Analizar el fenómeno migratorio no es fácil debido a sus múltiples aristas, sin embargo, identificar tendencias es un ejercicio útil para establecer un marco inmediato o proxy que permita a los interesados en esta temática definir el enfoque más adecuado a sus propios intereses. En este sentido, en ámbitos de investigación como el nuestro, se observan tres grandes tendencias.
La primera se relaciona con la coexistencia de dos paradigmas que en la actualidad abordan y definen el concepto de migración, la que puede ser tipificada como un negocio, asociada al tráfico ilícito de migrantes y trata de personas, tráfico de drogas por pasos fronterizos, crimen organizado, contrabando y secuestro, entre otros; o como una oportunidad, tal y como lo señala la Asamblea General de Naciones Unidas (2013) quien plantea que los migrantes pueden contribuir al desarrollo tanto de sus propios países como de aquellos que los reciben mediante las remesas, la generación de empleo, el comercio, inversiones y la transferencia de conocimientos y tecnologías.
El negocio de la migración genera por parte de los Estados comprometidos un mayor control y contención del migrante que, en la mayoría de los casos, decide movilizarse hacia otros territorios a través de pasos fronterizos no oficiales, por lo que su acción y condición es representada como irregular. Ejemplo de ello es lo que sucede en la frontera sur de México con Guatemala, Honduras y El Salvador debido a la inestabilidad generada en esos países por el crimen organizado asociado al tráfico de drogas.
Cuando prima esta visión, la respuesta frente a la migración es: a) instalar vallas protectoras en pasos fronterizos; b) aumentar la dotación y despliegue policial (o militar en ciertos casos) para el control fronterizo terrestre y marítimo; y c) crear puestos de control adicional junto con el fortalecimiento del control de pasos fronterizos oficiales.
En cambio, la otra visión considera al migrante como un sujeto de derecho inserto en un mundo de libre movilidad (con apertura de fronteras), dónde la inclusión y el reconocimiento de derechos son fundamentales.

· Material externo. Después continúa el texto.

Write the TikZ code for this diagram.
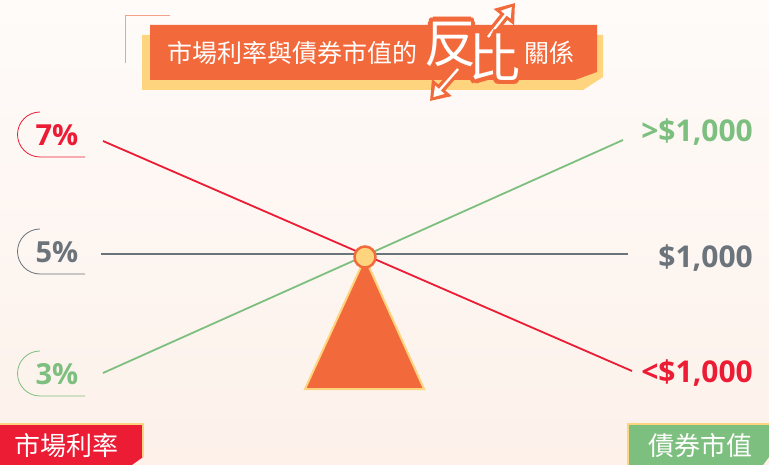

A ello apunta UNASUR, junto con la mayoría de los países sudamericanos. Para ello, las políticas migratorias se están modificando en América Latina con el objeto de facilitar la regularización de la situación legal del migrante y su rápida inserción social y laboral. Por el momento, no sabemos cuáles serán las consecuencias reales de esta apertura, sin embargo, no podemos dejar de preguntarnos por las posibles implicancias de esta política en la presencia efectiva y soberana de los Estados en territorios con alta presencia de inmigrantes.
Una segunda tendencia es el cambio en los flujos migratorios. Diversos estudios señalan que, al menos en el continente americano, la dinámica ya no es de sur a norte (en dirección a EE.UU. o Canadá), sino que bilateral o sur-sur dadas las facilidades y oportunidades que ofrecen los gobiernos de Sudamérica, entre ellos Chile. Ello explica de alguna manera que países como el nuestro se conviertan en polos atractivos en este nuevo contexto.
Una tercera tendencia evidencia un cambio en el tipo de migrante que se moviliza en el continente, sumándose al que proviene de familias pobres o vulnerables (con y sin estudios superiores) o al que huye por razones de inestabilidad social y política, el delincuente común o profesional (tráfico de drogas) que se establece en el país receptor, representando un problema serio para la mantención de la seguridad interior.
Finalmente, es posible señalar que la migración es sistémica, ya que lo que afecta a un país puede desencadenar consecuencias en otro. Si EE.UU. y México mantienen su política de control y contención migratoria, es posible que Chile en el corto plazo se convierta en país receptor de migrantes centroamericanos. Lo que queda es preguntarnos si estamos preparados para ello.